What to work on
Quote all of the data that follows exactly as written, skipping the images.

# Start of Raw data

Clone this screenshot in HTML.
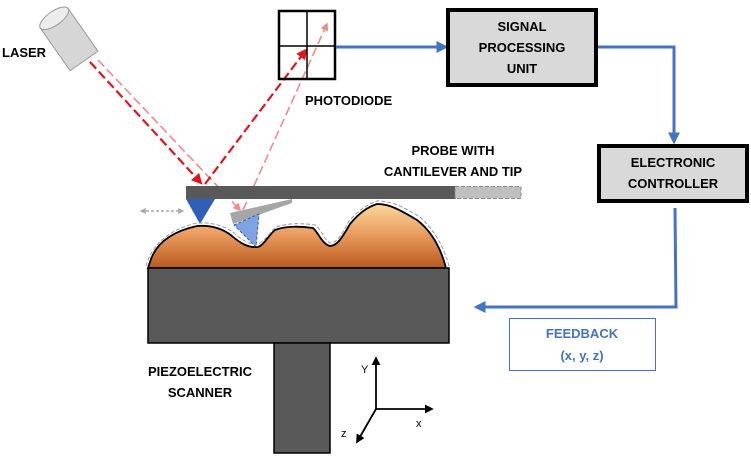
<!DOCTYPE html>
<html><head><meta charset="utf-8"><style>
html,body{margin:0;padding:0;background:#fff;}
svg{display:block;font-family:"Liberation Sans",sans-serif;font-weight:bold;}
</style></head><body>
<svg width="751" height="456" viewBox="0 0 751 456" xmlns="http://www.w3.org/2000/svg">
<defs>
<linearGradient id="g" x1="0" y1="0" x2="0" y2="1">
<stop offset="0" stop-color="#fbd79a"/><stop offset="0.5" stop-color="#e8985c"/><stop offset="1" stop-color="#b85a1e"/>
</linearGradient>
<marker id="ab" viewBox="0 0 10 10" refX="8" refY="5" markerWidth="4" markerHeight="4" orient="auto"><path d="M0,0L10,5L0,10z" fill="#4472c4"/></marker>
<marker id="ar" viewBox="0 0 10 10" refX="8" refY="5" markerWidth="5" markerHeight="5" orient="auto"><path d="M0,0L10,5L0,10z" fill="#e0141c"/></marker>
<marker id="al" viewBox="0 0 10 10" refX="8" refY="5" markerWidth="5" markerHeight="5" orient="auto"><path d="M0,0L10,5L0,10z" fill="#f08a8c"/></marker>
<marker id="ak" viewBox="0 0 10 10" refX="8" refY="5" markerWidth="5" markerHeight="5" orient="auto"><path d="M0,0L10,5L0,10z" fill="#000"/></marker>
<marker id="ag" viewBox="0 0 10 10" refX="8" refY="5" markerWidth="4" markerHeight="4" orient="auto-start-reverse"><path d="M0,0L10,5L0,10z" fill="#aaa"/></marker>
</defs>

<!-- laser -->
<g transform="translate(68,38) rotate(-35)">
<rect x="-17" y="-24" width="34" height="52" fill="#d6d6d6" stroke="#999" stroke-width="1"/>
<ellipse cx="0" cy="-24" rx="17" ry="7" fill="#ececec" stroke="#999"/>
</g>
<text x="2" y="57" font-size="13">LASER</text>

<!-- beams -->
<line x1="90" y1="62" x2="201" y2="183" stroke="#e0141c" stroke-width="2.2" stroke-dasharray="9,4" marker-end="url(#ar)"/>
<line x1="98" y1="60" x2="240" y2="210" stroke="#f08a8c" stroke-width="1.6" stroke-dasharray="9,4" marker-end="url(#al)"/>
<line x1="205" y1="184" x2="306" y2="50" stroke="#e0141c" stroke-width="2.2" stroke-dasharray="9,4" marker-end="url(#ar)"/>
<line x1="243" y1="210" x2="327" y2="24" stroke="#f08a8c" stroke-width="1.6" stroke-dasharray="9,4" marker-end="url(#al)"/>

<!-- photodiode -->
<rect x="279" y="11" width="56" height="68" fill="none" stroke="#000" stroke-width="2.5"/>
<line x1="307" y1="11" x2="307" y2="79" stroke="#000" stroke-width="1.5"/>
<line x1="279" y1="46" x2="335" y2="46" stroke="#000" stroke-width="1.5"/>
<text x="305" y="105" font-size="13">PHOTODIODE</text>

<!-- connectors -->
<line x1="336" y1="47" x2="446" y2="47" stroke="#4472c4" stroke-width="3" marker-end="url(#ab)"/>
<polyline points="597,47 674,47 674,142" fill="none" stroke="#4472c4" stroke-width="3" marker-end="url(#ab)"/>
<polyline points="675,208 676,307 476,307" fill="none" stroke="#4472c4" stroke-width="3" marker-end="url(#ab)"/>

<!-- boxes -->
<rect x="448" y="10" width="148" height="75" fill="#d9d9d9" stroke="#000" stroke-width="4"/>
<text x="522" y="31" font-size="13" text-anchor="middle">SIGNAL</text>
<text x="522" y="52" font-size="13" text-anchor="middle">PROCESSING</text>
<text x="522" y="73" font-size="13" text-anchor="middle">UNIT</text>
<rect x="599" y="146" width="148" height="55" fill="#d9d9d9" stroke="#000" stroke-width="4"/>
<text x="673" y="167" font-size="13" text-anchor="middle">ELECTRONIC</text>
<text x="673" y="188" font-size="13" text-anchor="middle">CONTROLLER</text>
<rect x="509.5" y="318.5" width="146" height="52" fill="#fff" stroke="#4472c4" stroke-width="1"/>
<text x="582" y="338" font-size="13" text-anchor="middle" fill="#4472c4">FEEDBACK</text>
<text x="582" y="360" font-size="13" text-anchor="middle" fill="#4472c4">(x, y, z)</text>

<text x="453" y="155" font-size="13" text-anchor="middle">PROBE WITH</text>
<text x="453" y="176" font-size="13" text-anchor="middle">CANTILEVER AND TIP</text>

<!-- cantilever -->
<rect x="186" y="186" width="270" height="13" fill="#595959"/>
<rect x="455" y="186.5" width="66" height="12" fill="#bfbfbf" stroke="#888" stroke-dasharray="4,2"/>
<polygon points="186,199 215,199 200,224" fill="#2f5fb8"/>
<polygon points="230,213 292,199 292,203 233,224" fill="#a6a6a6"/>
<polygon points="234,225 259,214 256,247" fill="#7fa3e0" stroke="#2f5fb8" stroke-dasharray="3,2"/>
<line x1="141" y1="211" x2="183" y2="211" stroke="#aaa" stroke-width="1.5" stroke-dasharray="3,2" marker-start="url(#ag)" marker-end="url(#ag)"/>

<!-- surface -->
<path d="M148,268 L150,262 C155,245 170,232 197,226 C210,225 222,228 232,236 C240,243 248,248 258,247 C264,245 268,236 275,230 C285,226 300,226 313,228 C318,232 322,244 330,246 C337,246 342,238 350,224 C360,212 368,207 377,204 C388,204 397,208 417,220 C430,230 440,245 446,268 Z" fill="url(#g)" stroke="#000" stroke-width="1.8"/>
<path d="M146,266 C152,244 170,229 197,223 C212,222 225,226 234,233 C243,241 250,245 258,244 C266,240 270,232 276,227 C288,223 302,223 315,225 C322,230 325,241 330,243 C337,243 342,234 349,221 C360,209 368,204 377,201 C390,201 400,205 420,217 C433,229 443,244 449,266" fill="none" stroke="#999" stroke-width="1" stroke-dasharray="4,2"/>

<!-- scanner -->
<rect x="148" y="268" width="301" height="75" fill="#595959" stroke="#000" stroke-width="1.5"/>
<rect x="274" y="343" width="56" height="110" fill="#595959" stroke="#000" stroke-width="1.5"/>
<text x="200" y="376" font-size="13" text-anchor="middle">PIEZOELECTRIC</text>
<text x="200" y="397" font-size="13" text-anchor="middle">SCANNER</text>

<!-- axes -->
<line x1="376" y1="409" x2="376" y2="358" stroke="#000" stroke-width="1.8" marker-end="url(#ak)"/>
<line x1="376" y1="409" x2="432" y2="409" stroke="#000" stroke-width="1.8" marker-end="url(#ak)"/>
<line x1="376" y1="409" x2="357" y2="442" stroke="#000" stroke-width="1.8" marker-end="url(#ak)"/>
<text x="361" y="373" font-size="11" font-weight="normal">Y</text>
<text x="416" y="427" font-size="11" font-weight="normal">x</text>
<text x="341" y="437" font-size="11" font-weight="normal">z</text>
</svg>
</body></html>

# End of Raw data

Reply
Clone this screenshot in HTML.
<!DOCTYPE html>
<html><head><meta charset="utf-8"><style>
html,body{margin:0;padding:0;background:#fff;}
svg{display:block;font-family:"Liberation Sans",sans-serif;font-weight:bold;}
</style></head><body>
<svg width="751" height="456" viewBox="0 0 751 456" xmlns="http://www.w3.org/2000/svg">
<defs>
<linearGradient id="g" x1="0" y1="0" x2="0" y2="1">
<stop offset="0" stop-color="#fbd79a"/><stop offset="0.5" stop-color="#e8985c"/><stop offset="1" stop-color="#b85a1e"/>
</linearGradient>
<marker id="ab" viewBox="0 0 10 10" refX="8" refY="5" markerWidth="4" markerHeight="4" orient="auto"><path d="M0,0L10,5L0,10z" fill="#4472c4"/></marker>
<marker id="ar" viewBox="0 0 10 10" refX="8" refY="5" markerWidth="5" markerHeight="5" orient="auto"><path d="M0,0L10,5L0,10z" fill="#e0141c"/></marker>
<marker id="al" viewBox="0 0 10 10" refX="8" refY="5" markerWidth="5" markerHeight="5" orient="auto"><path d="M0,0L10,5L0,10z" fill="#f08a8c"/></marker>
<marker id="ak" viewBox="0 0 10 10" refX="8" refY="5" markerWidth="5" markerHeight="5" orient="auto"><path d="M0,0L10,5L0,10z" fill="#000"/></marker>
<marker id="ag" viewBox="0 0 10 10" refX="8" refY="5" markerWidth="4" markerHeight="4" orient="auto-start-reverse"><path d="M0,0L10,5L0,10z" fill="#aaa"/></marker>
</defs>

<!-- laser -->
<g transform="translate(68,38) rotate(-35)">
<rect x="-17" y="-24" width="34" height="52" fill="#d6d6d6" stroke="#999" stroke-width="1"/>
<ellipse cx="0" cy="-24" rx="17" ry="7" fill="#ececec" stroke="#999"/>
</g>
<text x="2" y="57" font-size="13">LASER</text>

<!-- beams -->
<line x1="90" y1="62" x2="201" y2="183" stroke="#e0141c" stroke-width="2.2" stroke-dasharray="9,4" marker-end="url(#ar)"/>
<line x1="98" y1="60" x2="240" y2="210" stroke="#f08a8c" stroke-width="1.6" stroke-dasharray="9,4" marker-end="url(#al)"/>
<line x1="205" y1="184" x2="306" y2="50" stroke="#e0141c" stroke-width="2.2" stroke-dasharray="9,4" marker-end="url(#ar)"/>
<line x1="243" y1="210" x2="327" y2="24" stroke="#f08a8c" stroke-width="1.6" stroke-dasharray="9,4" marker-end="url(#al)"/>

<!-- photodiode -->
<rect x="279" y="11" width="56" height="68" fill="none" stroke="#000" stroke-width="2.5"/>
<line x1="307" y1="11" x2="307" y2="79" stroke="#000" stroke-width="1.5"/>
<line x1="279" y1="46" x2="335" y2="46" stroke="#000" stroke-width="1.5"/>
<text x="305" y="105" font-size="13">PHOTODIODE</text>

<!-- connectors -->
<line x1="336" y1="47" x2="446" y2="47" stroke="#4472c4" stroke-width="3" marker-end="url(#ab)"/>
<polyline points="597,47 674,47 674,142" fill="none" stroke="#4472c4" stroke-width="3" marker-end="url(#ab)"/>
<polyline points="675,208 676,307 476,307" fill="none" stroke="#4472c4" stroke-width="3" marker-end="url(#ab)"/>

<!-- boxes -->
<rect x="448" y="10" width="148" height="75" fill="#d9d9d9" stroke="#000" stroke-width="4"/>
<text x="522" y="31" font-size="13" text-anchor="middle">SIGNAL</text>
<text x="522" y="52" font-size="13" text-anchor="middle">PROCESSING</text>
<text x="522" y="73" font-size="13" text-anchor="middle">UNIT</text>
<rect x="599" y="146" width="148" height="55" fill="#d9d9d9" stroke="#000" stroke-width="4"/>
<text x="673" y="167" font-size="13" text-anchor="middle">ELECTRONIC</text>
<text x="673" y="188" font-size="13" text-anchor="middle">CONTROLLER</text>
<rect x="509.5" y="318.5" width="146" height="52" fill="#fff" stroke="#4472c4" stroke-width="1"/>
<text x="582" y="338" font-size="13" text-anchor="middle" fill="#4472c4">FEEDBACK</text>
<text x="582" y="360" font-size="13" text-anchor="middle" fill="#4472c4">(x, y, z)</text>

<text x="453" y="155" font-size="13" text-anchor="middle">PROBE WITH</text>
<text x="453" y="176" font-size="13" text-anchor="middle">CANTILEVER AND TIP</text>

<!-- cantilever -->
<rect x="186" y="186" width="270" height="13" fill="#595959"/>
<rect x="455" y="186.5" width="66" height="12" fill="#bfbfbf" stroke="#888" stroke-dasharray="4,2"/>
<polygon points="186,199 215,199 200,224" fill="#2f5fb8"/>
<polygon points="230,213 292,199 292,203 233,224" fill="#a6a6a6"/>
<polygon points="234,225 259,214 256,247" fill="#7fa3e0" stroke="#2f5fb8" stroke-dasharray="3,2"/>
<line x1="141" y1="211" x2="183" y2="211" stroke="#aaa" stroke-width="1.5" stroke-dasharray="3,2" marker-start="url(#ag)" marker-end="url(#ag)"/>

<!-- surface -->
<path d="M148,268 L150,262 C155,245 170,232 197,226 C210,225 222,228 232,236 C240,243 248,248 258,247 C264,245 268,236 275,230 C285,226 300,226 313,228 C318,232 322,244 330,246 C337,246 342,238 350,224 C360,212 368,207 377,204 C388,204 397,208 417,220 C430,230 440,245 446,268 Z" fill="url(#g)" stroke="#000" stroke-width="1.8"/>
<path d="M146,266 C152,244 170,229 197,223 C212,222 225,226 234,233 C243,241 250,245 258,244 C266,240 270,232 276,227 C288,223 302,223 315,225 C322,230 325,241 330,243 C337,243 342,234 349,221 C360,209 368,204 377,201 C390,201 400,205 420,217 C433,229 443,244 449,266" fill="none" stroke="#999" stroke-width="1" stroke-dasharray="4,2"/>

<!-- scanner -->
<rect x="148" y="268" width="301" height="75" fill="#595959" stroke="#000" stroke-width="1.5"/>
<rect x="274" y="343" width="56" height="110" fill="#595959" stroke="#000" stroke-width="1.5"/>
<text x="200" y="376" font-size="13" text-anchor="middle">PIEZOELECTRIC</text>
<text x="200" y="397" font-size="13" text-anchor="middle">SCANNER</text>

<!-- axes -->
<line x1="376" y1="409" x2="376" y2="358" stroke="#000" stroke-width="1.8" marker-end="url(#ak)"/>
<line x1="376" y1="409" x2="432" y2="409" stroke="#000" stroke-width="1.8" marker-end="url(#ak)"/>
<line x1="376" y1="409" x2="357" y2="442" stroke="#000" stroke-width="1.8" marker-end="url(#ak)"/>
<text x="361" y="373" font-size="11" font-weight="normal">Y</text>
<text x="416" y="427" font-size="11" font-weight="normal">x</text>
<text x="341" y="437" font-size="11" font-weight="normal">z</text>
</svg>
</body></html>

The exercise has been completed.